### INSTRUCTIONS FOR THE TASK
Skip every picture and transcribe the remaining material exactly.
****
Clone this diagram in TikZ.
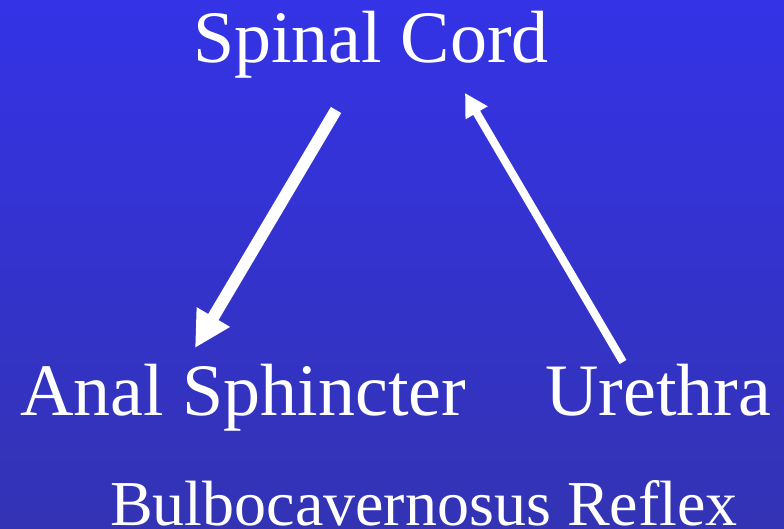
\documentclass[tikz,border=0pt]{standalone}
\usepackage{fontspec}
\setmainfont{Liberation Serif}
\usetikzlibrary{arrows.meta}
\definecolor{bgtop}{RGB}{52,51,230}
\definecolor{bgbot}{RGB}{51,51,180}
\tikzset{
  lbl/.style={text=white, inner sep=0pt, anchor=base west, font=\fontsize{74}{80}\selectfont},
  smalllbl/.style={text=white, inner sep=0pt, anchor=base west, font=\fontsize{64}{70}\selectfont},
  bigarrow/.style={draw=white, line width=12pt, -{Triangle[length=36pt,width=36pt]}},
  thinarrow/.style={draw=white, line width=8pt, -{Triangle[length=23pt,width=24pt]}}
}
\begin{document}
\begin{tikzpicture}[x=1pt,y=1pt]
\shade[top color=bgtop, bottom color=bgbot] (0,0) rectangle (784,528);
\useasboundingbox (0,0) rectangle (784,528);
\node[lbl] (spinal) at (193,465) {Spinal Cord};
\node[lbl] (anal) at (20,113) {Anal Sphincter};
\node[lbl] (ureth) at (545,113) {Urethra};
\node[smalllbl] (bulbo) at (110,3) {Bulbocavernosus Reflex};
\coordinate (a1s) at (336,418);
\coordinate (a1e) at (195,180);
\coordinate (a2s) at (623,166);
\coordinate (a2e) at (465,435);
\draw[bigarrow] (a1s) -- (a1e);
\draw[thinarrow] (a2s) -- (a2e);
\end{tikzpicture}
\end{document}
****
### RESULT FOR THIS EXERCISE
Clone this diagram in TikZ.
\documentclass[tikz,border=0pt]{standalone}
\usepackage{fontspec}
\setmainfont{Liberation Serif}
\usetikzlibrary{arrows.meta}
\definecolor{bgtop}{RGB}{52,51,230}
\definecolor{bgbot}{RGB}{51,51,180}
\tikzset{
  lbl/.style={text=white, inner sep=0pt, anchor=base west, font=\fontsize{74}{80}\selectfont},
  smalllbl/.style={text=white, inner sep=0pt, anchor=base west, font=\fontsize{64}{70}\selectfont},
  bigarrow/.style={draw=white, line width=12pt, -{Triangle[length=36pt,width=36pt]}},
  thinarrow/.style={draw=white, line width=8pt, -{Triangle[length=23pt,width=24pt]}}
}
\begin{document}
\begin{tikzpicture}[x=1pt,y=1pt]
\shade[top color=bgtop, bottom color=bgbot] (0,0) rectangle (784,528);
\useasboundingbox (0,0) rectangle (784,528);
\node[lbl] (spinal) at (193,465) {Spinal Cord};
\node[lbl] (anal) at (20,113) {Anal Sphincter};
\node[lbl] (ureth) at (545,113) {Urethra};
\node[smalllbl] (bulbo) at (110,3) {Bulbocavernosus Reflex};
\coordinate (a1s) at (336,418);
\coordinate (a1e) at (195,180);
\coordinate (a2s) at (623,166);
\coordinate (a2e) at (465,435);
\draw[bigarrow] (a1s) -- (a1e);
\draw[thinarrow] (a2s) -- (a2e);
\end{tikzpicture}
\end{document}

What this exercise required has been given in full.